Start of Given data
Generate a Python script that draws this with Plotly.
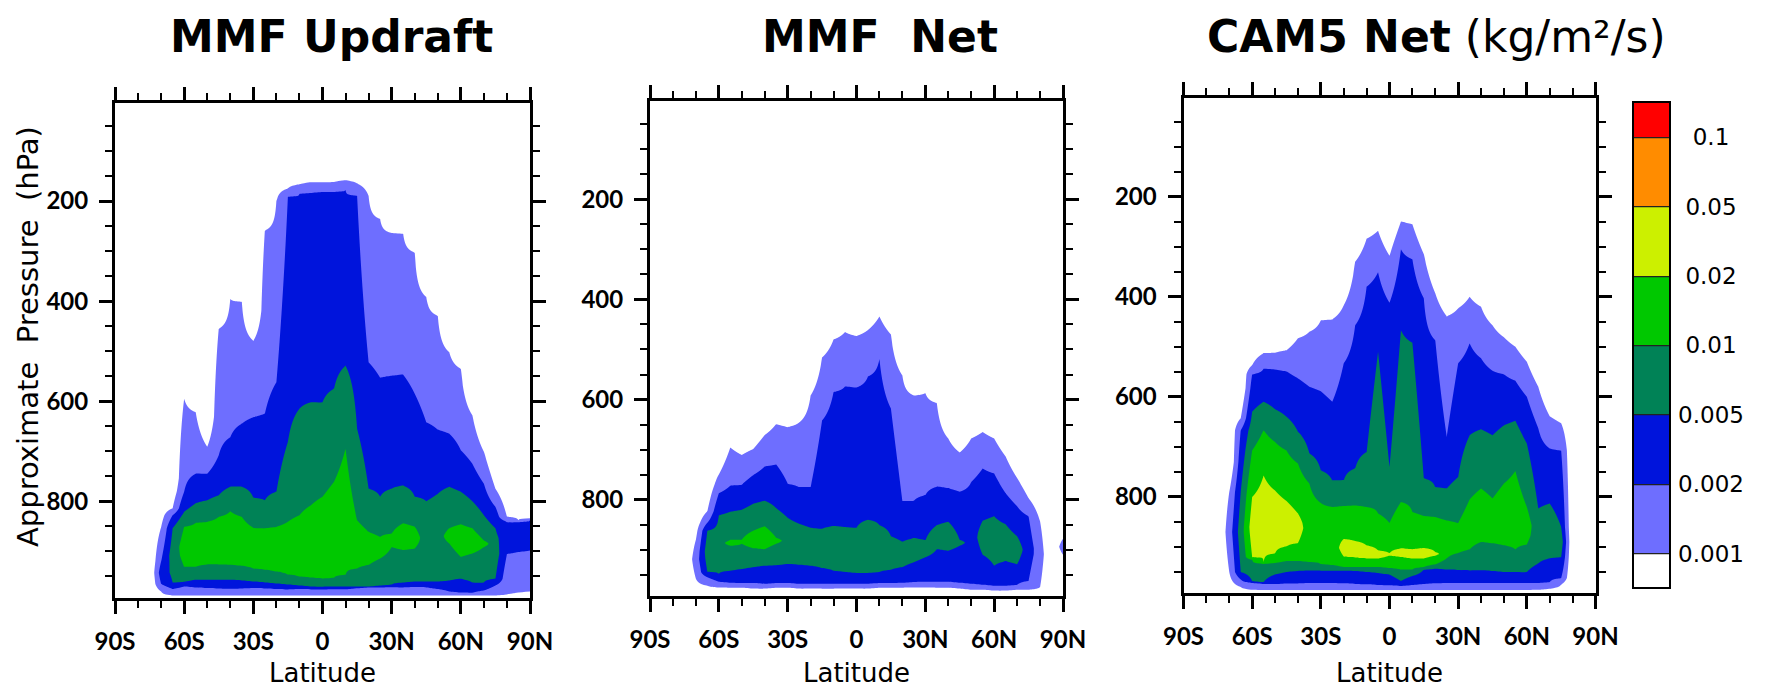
import numpy as np
import plotly.graph_objects as go

W, H = 1780, 691
_ = None

# ---------------- data ----------------
LAT = [-90, -85, -80, -75, -70, -65, -60, -55, -50, -45, -40, -35, -30, -25, -20, -15, -10, -5, 0,
       5, 10, 15, 20, 25, 30, 35, 40, 45, 50, 55, 60, 65, 70, 75, 80, 85, 90]
LAT_TICKS = [-90, -60, -30, 0, 30, 60, 90]
LAT_LABELS = ["90S", "60S", "30S", "0", "30N", "60N", "90N"]
P_TICKS = [200, 400, 600, 800]
P_LABELS = ["200", "400", "600", "800"]
LEVEL_LABELS = ["0.001", "0.002", "0.005", "0.01", "0.02", "0.05", "0.1"]
LEVEL_COLORS = ["#FFFFFF", "#6E6EFF", "#0014DC", "#008256", "#00C800", "#CCF000", "#FF8C00", "#FF0000"]
TITLES = ["<b>MMF Updraft</b>", "<b>MMF\u00a0 Net</b>", "<b>CAM5 Net</b> (kg/m\u00b2/s)"]

# pressure (hPa) of the top / bottom of each shaded class, per latitude (LAT order)
# ---- MMF Updraft ----
UPD_001_TOP = [_, _, _, _, 852, 814, 595, 622, 691, 455, 396, 402, 479, 259, 200, 175, 167, 163, 163,
               162, 159, 165, 190, 236, 264, 266, 303, 392, 429, 502, 535, 628, 701, 775, 831, 838, 834]
UPD_001_BOT = [_, _, _, _, 980, 988, 988, 988, 988, 988, 988, 988, 988, 988, 988, 988, 988, 988, 988,
               988, 988, 988, 988, 988, 988, 988, 988, 988, 988, 988, 988, 988, 988, 988, 986, 982, 980]
UPD_002_TOP = [_, _, _, _, 920, 828, 781, 745, 745, 708, 672, 645, 632, 625, 562, 191, 185, 183, 182,
               181, 178, 189, 522, 553, 549, 547, 585, 642, 657, 665, 698, 725, 765, 811, 841, 841, 838]
UPD_002_BOT = [_, _, _, _, 965, 975, 970, 972, 973, 974, 975, 974, 973, 974, 975, 976, 975, 976, 976,
               975, 975, 973, 972, 972, 971, 972, 971, 972, 975, 980, 983, 983, 978, 968, 905, 901, 898]
UPD_005_TOP = [_, _, _, _, _, 854, 821, 804, 798, 788, 771, 771, 793, 798, 781, 681, 615, 602, 602,
               575, 529, 655, 775, 791, 775, 769, 791, 800, 785, 771, 781, 800, 828, 854, _, _, _]
UPD_005_BOT = [_, _, _, _, _, 962, 961, 957, 957, 957, 957, 958, 960, 962, 964, 966, 968, 970, 971,
               971, 971, 970, 970, 969, 966, 963, 961, 961, 961, 958, 955, 962, 962, 955, _, _, _]
UPD_01_TOP = [_, _, _, _, _, _, 851, 843, 841, 831, 820, 831, 853, 854, 851, 841, 828, 808, 791,
              761, 695, 838, 861, 871, 864, 844, 851, _, _, 854, 846, 854, 878, _, _, _, _]
UPD_01_BOT = [_, _, _, _, _, _, 931, 931, 926, 926, 927, 929, 934, 937, 941, 947, 951, 953, 954,
              953, 947, 934, 927, 914, 891, 897, 894, _, _, 884, 911, 904, 891, _, _, _, _]

# ---- MMF Net ----
NET_001_TOP = [_, _, _, _, 880, 823, 750, 696, 711, 699, 671, 649, 655, 646, 592, 516, 480, 465, 473,
               461, 434, 470, 552, 592, 587, 607, 678, 706, 678, 665, 678, 714, 757, 797, 843, _, 878]
NET_001_BOT = [_, _, _, _, 958, 972, 975, 976, 976, 977, 977, 976, 976, 977, 977, 978, 978, 977, 977,
               977, 976, 976, 976, 975, 975, 976, 976, 977, 980, 980, 981, 981, 980, 980, 975, _, 910]
NET_002_TOP = [_, _, _, _, _, 846, 787, 772, 770, 751, 734, 730, 768, 775, 775, 642, 585, 574, 576,
               554, 519, 618, 803, 802, 791, 774, 777, 784, 765, 738, 748, 787, 813, 833, _, _, _]
NET_002_BOT = [_, _, _, _, _, 955, 964, 966, 967, 967, 968, 967, 967, 968, 968, 968, 968, 968, 968,
               968, 967, 967, 966, 965, 964, 964, 964, 966, 968, 970, 972, 972, 970, 962, _, _, _]
NET_005_TOP = [_, _, _, _, _, 862, 831, 824, 820, 808, 802, 817, 836, 848, 856, 858, 853, 855, 856,
               840, 851, 873, 884, 877, 881, 851, 844, 880, _, 842, 833, 849, 873, _, _, _, _]
NET_005_BOT = [_, _, _, _, _, 945, 948, 942, 939, 935, 932, 931, 929, 930, 932, 937, 942, 945, 947,
               947, 945, 940, 935, 925, 915, 899, 902, 892, _, 910, 932, 923, 929, _, _, _, _]
NET_01_TOP = [_, _, _, _, _, _, _, 881, 880, 862, 853, 876, _, _, _, _, _, _, _,
              _, _, _, _, _, _, _, _, _, _, _, _, _, _, _, _, _, _]
NET_01_BOT = [_, _, _, _, _, _, _, 892, 888, 897, 899, 888, _, _, _, _, _, _, _,
              _, _, _, _, _, _, _, _, _, _, _, _, _, _, _, _, _, _]

# ---- CAM5 Net ----
CAM_001_TOP = [_, _, _, _, 790, 643, 537, 513, 512, 507, 483, 470, 447, 445, 417, 330, 284, 268, 318,
               250, 255, 315, 393, 439, 423, 400, 420, 457, 481, 500, 530, 580, 639, 653, _, _, _]
CAM_001_BOT = [_, _, _, _, 950, 980, 985, 986, 986, 986, 986, 986, 986, 986, 986, 986, 986, 986, 986,
               986, 986, 986, 986, 986, 986, 986, 986, 986, 986, 986, 986, 985, 983, 975, _, _, _]
CAM_002_TOP = [_, _, _, _, _, 667, 555, 544, 545, 549, 563, 580, 589, 610, 533, 457, 380, 351, 412,
               305, 325, 403, 487, 680, 533, 493, 523, 548, 555, 568, 600, 663, 703, 707, _, _, _]
CAM_002_BOT = [_, _, _, _, _, 965, 972, 974, 974, 973, 973, 972, 972, 972, 973, 974, 975, 976, 977,
               978, 976, 974, 973, 972, 972, 972, 972, 972, 972, 972, 972, 972, 970, 962, _, _, _]
CAM_005_TOP = [_, _, _, _, _, 790, 630, 610, 625, 640, 670, 713, 747, 767, 767, 743, 710, 510, 740,
               467, 492, 763, 781, 783, 760, 677, 665, 677, 657, 648, 693, 823, 813, 860, _, _, _]
CAM_005_BOT = [_, _, _, _, _, 950, 968, 970, 955, 950, 948, 947, 947, 947, 947, 948, 950, 952, 955,
               968, 958, 945, 943, 945, 946, 947, 947, 948, 950, 950, 950, 933, 923, 920, _, _, _]
CAM_01_TOP = [_, _, _, _, _, _, 707, 667, 690, 707, 733, 773, 812, 820, 818, 817, 820, 833, 852,
              810, 830, 838, 840, 847, 852, 805, 783, 803, 773, 748, 820, _, _, _, _, _, _]
CAM_01_BOT = [_, _, _, _, _, _, 926, 933, 932, 928, 928, 930, 935, 937, 940, 940, 940, 940, 942,
              945, 945, 940, 935, 923, 912, 905, 890, 893, 897, 905, 895, _, _, _, _, _, _]
CAM_02_TOP = [_, _, _, _, _, _, 800, 757, 787, 808, 833, _, _, _, 884, 888, 897, 907, 913,
              903, 905, 902, 910, _, _, _, _, _, _, _, _, _, _, _, _, _, _]
CAM_02_BOT = [_, _, _, _, _, _, 920, 930, 913, 899, 892, _, _, _, 919, 921, 923, 923, 917,
              920, 923, 923, 917, _, _, _, _, _, _, _, _, _, _, _, _, _, _]

PANELS = [
    [(UPD_001_TOP, UPD_001_BOT), (UPD_002_TOP, UPD_002_BOT), (UPD_005_TOP, UPD_005_BOT), (UPD_01_TOP, UPD_01_BOT)],
    [(NET_001_TOP, NET_001_BOT), (NET_002_TOP, NET_002_BOT), (NET_005_TOP, NET_005_BOT), (NET_01_TOP, NET_01_BOT)],
    [(CAM_001_TOP, CAM_001_BOT), (CAM_002_TOP, CAM_002_BOT), (CAM_005_TOP, CAM_005_BOT), (CAM_01_TOP, CAM_01_BOT),
     (CAM_02_TOP, CAM_02_BOT)],
]

# ---------------- grid construction ----------------
P_GRID = np.arange(0.0, 1000.5, 2.0)
OUTSIDE = -0.5     # class-index value far outside any shaded class
FADE = 60.0        # hPa over which the field fades outside the outermost class


def column_profile(entries):
    """Piecewise-linear class-index profile whose k-0.5 crossings sit at the read boundaries."""
    present = [(k, t, b) for k, t, b in entries if t is not None]
    if not present:
        return np.full(P_GRID.size, OUTSIDE)
    pts = []
    for k, t, b in present:
        pts.append((float(t), k - 0.5))
        pts.append((float(b), k - 0.5))
    kmax, tm, bm = max(present)
    pts.append(((tm + bm) / 2.0, float(kmax)))
    t1 = min(t for _, t, _ in present)
    b1 = max(b for _, _, b in present)
    pts.append((t1 - FADE, OUTSIDE))
    pts.append((b1 + FADE, OUTSIDE))
    pts.sort()
    ps = np.array([p for p, _ in pts])
    vs = np.array([v for _, v in pts])
    for i in range(1, len(ps)):
        if ps[i] <= ps[i - 1]:
            ps[i] = ps[i - 1] + 0.01
    return np.interp(P_GRID, ps, vs, left=OUTSIDE, right=OUTSIDE)


def build_z(levels):
    z = np.zeros((P_GRID.size, len(LAT)))
    for j in range(len(LAT)):
        entries = [(k, tops[j], bots[j]) for k, (tops, bots) in enumerate(levels, start=1)]
        z[:, j] = column_profile(entries)
    return z


NC = len(LEVEL_COLORS) - 1
CSCALE = [[i / NC, c] for i, c in enumerate(LEVEL_COLORS)]
CONTOURS = dict(start=0.5, end=len(LEVEL_LABELS) - 0.5, size=1, coloring="fill", showlines=False)

# the page shows the figure 8 px in from its top-left corner; positions below are page pixels
PAGE_OFF = 8


def px_x(p):
    return (p - PAGE_OFF) / W


def px_y(p):
    return 1 - (p - PAGE_OFF) / H


# plot frames (page pixels): left, right, top, bottom
FRAMES = [(115, 530, 102.7, 597.7), (650, 1063, 101.0, 596.0), (1183.5, 1595.5, 98.3, 593.3)]

fig = go.Figure()
for i, levels in enumerate(PANELS):
    n = "" if i == 0 else str(i + 1)
    fig.add_trace(go.Contour(
        x=LAT, y=P_GRID, z=build_z(levels),
        colorscale=CSCALE, autocontour=False, contours=CONTOURS,
        line=dict(width=0, smoothing=0.5), showscale=False, hoverinfo="skip",
        xaxis="x" + n, yaxis="y" + n,
    ))

# centre the key labels: pad shorter labels with figure / punctuation spaces
KEY_TEXT = []
for t in LEVEL_LABELS:
    if len(t) == 3:
        KEY_TEXT.append("\u2007" + t)
    elif len(t) == 4:
        KEY_TEXT.append("\u2008" + t)
    else:
        KEY_TEXT.append(t)

# colour key (uniform field on a hidden axis, used only for its colour bar)
fig.add_trace(go.Contour(
    x=[0, 1], y=[0, 1], z=[[0, 0], [0, 0]],
    colorscale=CSCALE, autocontour=False,
    contours=dict(start=0.5, end=len(LEVEL_LABELS) - 0.5, size=1, coloring="fill", showlines=True),
    line=dict(width=1.3, color="#222222"), hoverinfo="skip",
    xaxis="x4", yaxis="y4", showscale=True,
    colorbar=dict(
        x=px_x(1633.3), xanchor="left", y=px_y(588.3), yanchor="bottom",
        len=(588.3 - 102.7) / H, lenmode="fraction", thickness=37, thicknessmode="pixels",
        xpad=0, ypad=0, outlinewidth=2, outlinecolor="black",
        tickmode="array", tickvals=[k + 0.5 for k in range(len(LEVEL_LABELS))],
        ticktext=KEY_TEXT, ticks="outside", ticklen=3, tickcolor="rgba(0,0,0,0)",
        tickfont=dict(family="DejaVu Sans", size=23, color="black"),
    ),
))

TICKFONT = dict(family="Lato, DejaVu Sans, sans-serif", size=24, color="black", weight="bold")
common = dict(showline=True, linecolor="black", linewidth=3, mirror="ticks",
              ticks="outside", ticklen=13, tickwidth=3, tickcolor="black",
              showgrid=False, zeroline=False, tickfont=TICKFONT, automargin=False)

layout = dict(width=W, height=H, margin=dict(l=0, r=0, t=0, b=0, pad=0, autoexpand=False),
              paper_bgcolor="white", plot_bgcolor="white", showlegend=False)
for i, (l, r, t, b) in enumerate(FRAMES):
    n = "" if i == 0 else str(i + 1)
    layout["xaxis" + n] = dict(
        common, domain=[px_x(l), px_x(r)], range=[-90, 90], anchor="y" + n,
        tickmode="array", tickvals=LAT_TICKS, ticktext=LAT_LABELS, ticklabelstandoff=7,
        minor=dict(tickmode="linear", tick0=-90, dtick=10, ticks="outside", ticklen=7,
                   tickwidth=2, tickcolor="black", showgrid=False),
    )
    layout["yaxis" + n] = dict(
        common, domain=[px_y(b), px_y(t)], range=[992.5, 3.6], anchor="x" + n,
        tickmode="array", tickvals=P_TICKS, ticktext=P_LABELS, ticklabelstandoff=6,
        minor=dict(tickmode="linear", tick0=0, dtick=50, ticks="outside", ticklen=7,
                   tickwidth=2, tickcolor="black", showgrid=False),
    )
layout["xaxis4"] = dict(domain=[0.0, 0.01], visible=False, anchor="y4", automargin=False)
layout["yaxis4"] = dict(domain=[0.97, 0.99], visible=False, anchor="x4", automargin=False)

ann = []
TITLE_X = [331, 880, 1436]
for i, txt in enumerate(TITLES):
    ann.append(dict(text=txt, x=px_x(TITLE_X[i]), y=px_y(8.5), yanchor="top",
                    xref="paper", yref="paper", xanchor="center", showarrow=False,
                    font=dict(family="DejaVu Sans, sans-serif", size=44, color="black")))
for (l, r, t, b) in FRAMES:
    ann.append(dict(text="Latitude", x=px_x((l + r) / 2), y=px_y(690), xref="paper", yref="paper",
                    xanchor="center", yanchor="bottom", showarrow=False,
                    font=dict(family="DejaVu Sans, sans-serif", size=26, color="black")))
ann.append(dict(text="Approximate\u00a0 Pressure\u00a0 (hPa)", x=px_x(28), y=px_y(337),
                xref="paper", yref="paper", xanchor="center", yanchor="middle", textangle=-90,
                showarrow=False, font=dict(family="DejaVu Sans, sans-serif", size=29, color="black")))
layout["annotations"] = ann

fig.update_layout(**layout)
fig.write_html("out.html")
End of Given data
Short task:
Find the word "with" in the data and copy out each line where it turns up.

The completed task:
Generate a Python script that draws this with Plotly.
# centre the key labels: pad shorter labels with figure / punctuation spaces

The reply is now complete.